Смогли бы реализовать свой талант Шекспир, Байрон, Пушкин, если бы они родились слепыми?
Художник Ж.Энгр, «Апофеоз Гомера»
Исследователи творчества А.С.Пушкина потратили немало труда, прежде чем расшифровали найденное в рукописях поэта и тщательно зачеркнутое им двустишие:
Крив был Гнедич поэт, преложитель слепого Гомера,
Боком одним с образцом схож и его перевод.
Пушкин язвительно подшутил над Н.И.Гнедичем, взявшим на себя величайший труд – перевод «Илиады» с древнегреческого на русский язык. Понимая, что такая даже шуточная эпитафия несправедлива, поэт никому ее не показал и старательно замазал: мы ее знаем только потому, что от пушкинистов невозможно скрыться даже Пушкину!
Но о «слепом Гомере» он написал вполне искренне, поскольку еще со времен Лицея помнил – как и все мы из школьного учебника древней истории – прекрасный бюст слепого поэта, созданный в Александрии в эпоху эллинизма, во II веке до н.э., через 6–7 столетий после смерти Гомера. Конечно, скульптор не знал, как выглядел великий поэт в действительности. Но почему он решил, что Гомер был слепым? Ведь слепота – величайшее несчастье, она лишает человека знания о бесконечном разнообразии форм и цветов мира! Давайте задумаемся, смогли бы реализовать свой талант Шекспир, Байрон, Пушкин, если бы родились слепыми? Могут ли слепцы создавать великие литературные произведения, поражающие читателя особо зоркой наблюдательностью и изощренной многоцветностью художественной палитры?
До нашего времени дошли две поэмы Гомера общим объемом более 50 печатных листов. Они позволили миллиардам читателей всех времен и народов оценить по достоинству замечательные особенности его творчества, в числе которых – удивительная точность описаний, образность, живость и яркость сцен. Но еще сильнее поражают читателя постоянные «крупные и мелкие планы», замечательные «пейзажные зарисовки» и разноцветность картин, проходящих в поэмах бесконечной чередой. Разве может слепец сказать: «Солнце тем временем село, и все потемнели дороги...» или заметить, как «...от широкого веяла, сыплясь по гладкому току,/ Черные скачут бобы иль зеленые зерна гороха...» (Ил., п. 3, 588).
Разве способен незрячий передать мгновенный взгляд пловца, взлетевшего на гребень высокой волны: «Поднятый кверху волной и взглянувши быстро вперед,/ Невдали пред собою увидел он землю...» (Од., п. 5, 392).
Действительно, это ощущение знакомо всем, кто плавал в штормящем море, оно длится всего лишь мгновение, но Гомер передал его с предельной точностью.
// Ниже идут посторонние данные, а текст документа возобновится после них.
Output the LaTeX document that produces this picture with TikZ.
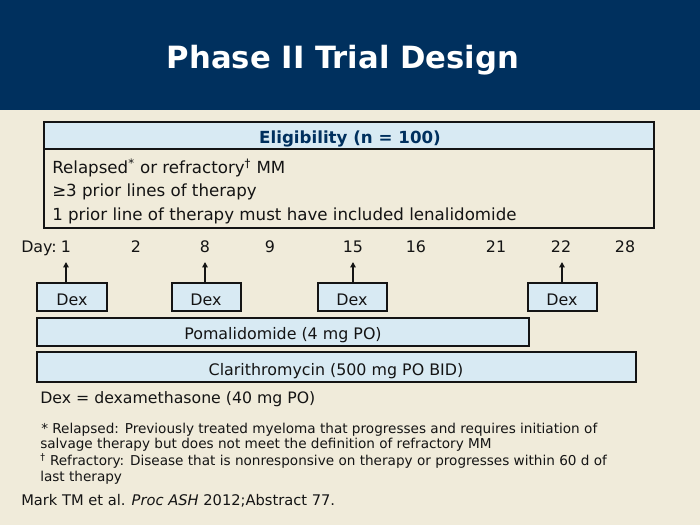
\documentclass[tikz,border=0pt]{standalone}
\usepackage{fontspec}
\setmainfont{DejaVu Sans}
\usetikzlibrary{arrows.meta,fit}
\definecolor{navy}{RGB}{0,48,94}
\definecolor{beige}{RGB}{240,235,218}
\definecolor{lblue}{RGB}{216,234,243}
\definecolor{ink}{RGB}{20,20,20}
\begin{document}
\begin{tikzpicture}[x=0.75pt,y=-0.75pt,
  box/.style={draw=ink,line width=1.2pt,fill=lblue,inner sep=0pt,text=ink,font=\fontsize{11.5}{13}\selectfont},
  txt/.style={inner sep=0pt,text=ink,font=\fontsize{11.9}{13}\selectfont},
  elig/.style={inner sep=0pt,text=ink,font=\fontsize{12.5}{14}\selectfont},
  small/.style={inner sep=0pt,text=ink,font=\fontsize{10.2}{12}\selectfont},
  arr/.style={line width=1.1pt,draw=ink,-{Triangle[length=4pt,width=4pt]}}]
\useasboundingbox (0,0) rectangle (700,525);
\fill[beige] (0,0) rectangle (700,525);
\fill[navy] (0,0) rectangle (700,110);
\node[inner sep=0pt,text=white,font=\fontsize{23}{26}\bfseries\selectfont,anchor=base] (title) at (343,68) {Phase II Trial Design};
% eligibility
\node[box,fit={(44,122)(654,149)}] (elighead) {};
\node[inner sep=0pt,text=navy,font=\fontsize{12.5}{14}\bfseries\selectfont,anchor=base] (eligt) at (350,143) {Eligibility (n = 100)};
\node[draw=ink,line width=1.2pt,inner sep=0pt,fit={(44,149)(654,228)}] (eligbody) {};
\node[elig,anchor=base west] (e1) at (52,173) {Relapsed\textsuperscript{*} or refractory\textsuperscript{†} MM};
\node[elig,anchor=base west] (e2) at (52,196) {≥3 prior lines of therapy};
\node[elig,anchor=base west] (e3) at (52,220) {1 prior line of therapy must have included lenalidomide};
% days
\node[txt,anchor=base west] (dayl) at (21,252) {Day:};
\node[txt,anchor=base] (day1) at (66,252) {1};
\node[txt,anchor=base] (day2) at (136,252) {2};
\node[txt,anchor=base] (day8) at (205,252) {8};
\node[txt,anchor=base] (day9) at (270,252) {9};
\node[txt,anchor=base] (day15) at (353,252) {15};
\node[txt,anchor=base] (day16) at (416,252) {16};
\node[txt,anchor=base] (day21) at (496,252) {21};
\node[txt,anchor=base] (day22) at (561,252) {22};
\node[txt,anchor=base] (day28) at (625,252) {28};
% dex boxes
\node[box,fit={(37,283)(107,311)}] (dex1) {};
\node[box,fit={(172,283)(241,311)}] (dex2) {};
\node[box,fit={(318,283)(387,311)}] (dex3) {};
\node[box,fit={(528,283)(597,311)}] (dex4) {};
\node[txt,anchor=base] (dex1t) at (72,305) {Dex};
\node[txt,anchor=base] (dex2t) at (206,305) {Dex};
\node[txt,anchor=base] (dex3t) at (352,305) {Dex};
\node[txt,anchor=base] (dex4t) at (562,305) {Dex};
\coordinate (a1) at (66,262);
\coordinate (a2) at (205,262);
\coordinate (a3) at (353,262);
\coordinate (a4) at (562,262);
\draw[arr] (dex1.north -| a1) -- (a1);
\draw[arr] (dex2.north -| a2) -- (a2);
\draw[arr] (dex3.north -| a3) -- (a3);
\draw[arr] (dex4.north -| a4) -- (a4);
% drug bars
\node[box,fit={(37,318)(529,346)}] (poma) {};
\node[txt,anchor=base] (pomat) at (283,339) {Pomalidomide (4 mg PO)};
\node[box,fit={(37,352)(636,382)}] (clar) {};
\node[txt,anchor=base] (clart) at (336,375) {Clarithromycin (500 mg PO BID)};
\node[elig,anchor=base west,font=\fontsize{11.8}{14}\selectfont] (dexdef) at (40,403) {Dex = dexamethasone (40 mg PO)};
% footnotes
\node[small,anchor=base west] (f1) at (41,433) {* Relapsed: Previously treated myeloma that progresses and requires initiation of};
\node[small,anchor=base west] (f2) at (40,448) {salvage therapy but does not meet the definition of refractory MM};
\node[small,anchor=base west] (f3) at (40,465) {\textsuperscript{†} Refractory: Disease that is nonresponsive on therapy or progresses within 60 d of};
\node[small,anchor=base west] (f4) at (40,481) {last therapy};
\node[txt,anchor=base west,font=\fontsize{11}{13}\selectfont] (ref) at (21,505) {Mark TM et al. \textit{Proc ASH} 2012;Abstract 77.};
\end{tikzpicture}
\end{document}
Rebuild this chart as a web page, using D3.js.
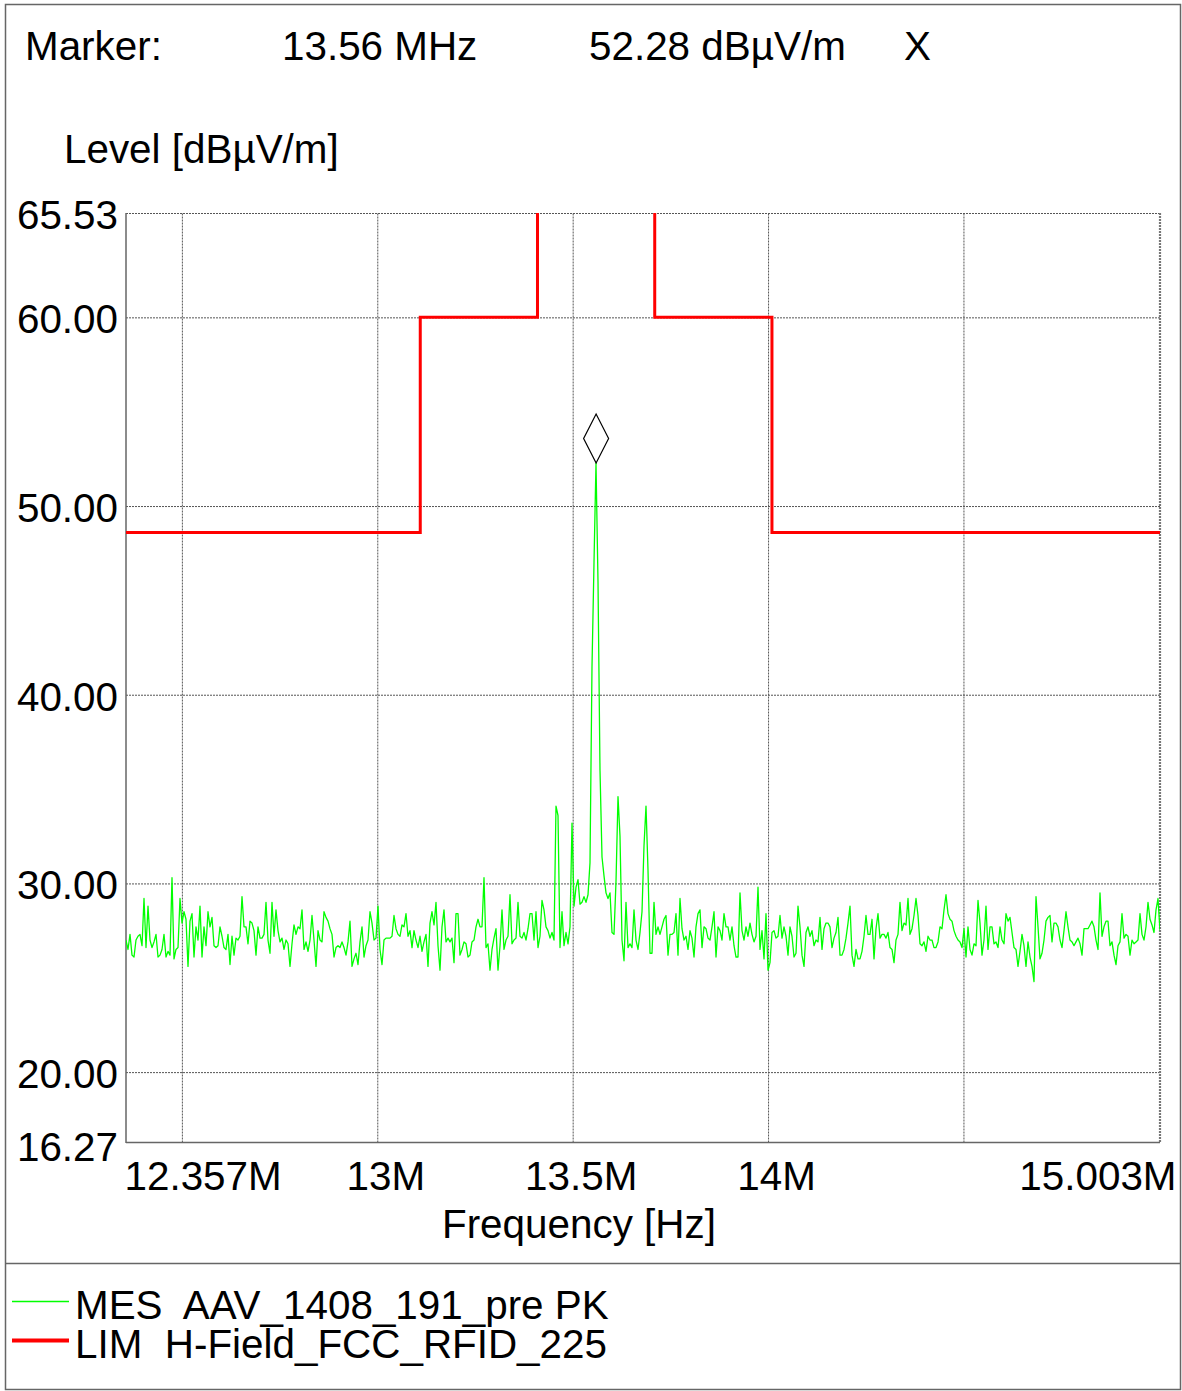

А как объяснить словно бы «вставленные в рамку» детальнейшие пейзажи: «В зимнюю пору громовержец Кронион восходит и,/ Ветры все успокоивши, сыплет снег непрерывный,/ Гор высочайших главы и утесов верхи покрывая,/ И цветущие степи, и тучные пахарей нивы;/ Сыплется снег на брега и на пристани моря седого,/ Волны его, набежав, поглощают...» (Ил., п. 12, 279).
А вот наблюдение, сделанное, можно сказать, «под увеличительным стеклом»: «Если полипа из ложа ветвистого силою вырвешь,/ Множество крупинок камня к его прилепляется ножкам...» (Од., п. 5, 432).
В современной минералогии используется термин «жирный блеск»: он встречается у минералов редко и характерен для полированного известняка, студентов-геологов долго приучают распознавать этот специфический блеск. Но Гомер его заметил три тысячи лет назад! Вот как выглядит у него описание сидений, изготовленных из белого греческого известняка и отполированных античными задами: «...он сел на обтесанных, гладких, широких/ Камнях, у двери высокой служивших седалищем; белых,/ Ярко сиявших, как будто помазанных маслом...» (Од, п. 3, 406).
Наконец, у Гомера можно найти «кадры документальной кинохроники», передающие такие ужасные детали кровопролитной битвы, что от них у зрителей волосы встанут дыбом: «С громом упал он, копье упадавшему в сердце воткнулось,/ Сердце его, трепеща, потрясло и копейное древко!..» (Ил., п. 13, 442).
Описать, как колеблется торчащее из тела копье в ритме проколотого им умирающего сердца, – за всю историю поэзии на такое оказался способным один лишь великий Гомер. Но для этого он просто должен был видеть!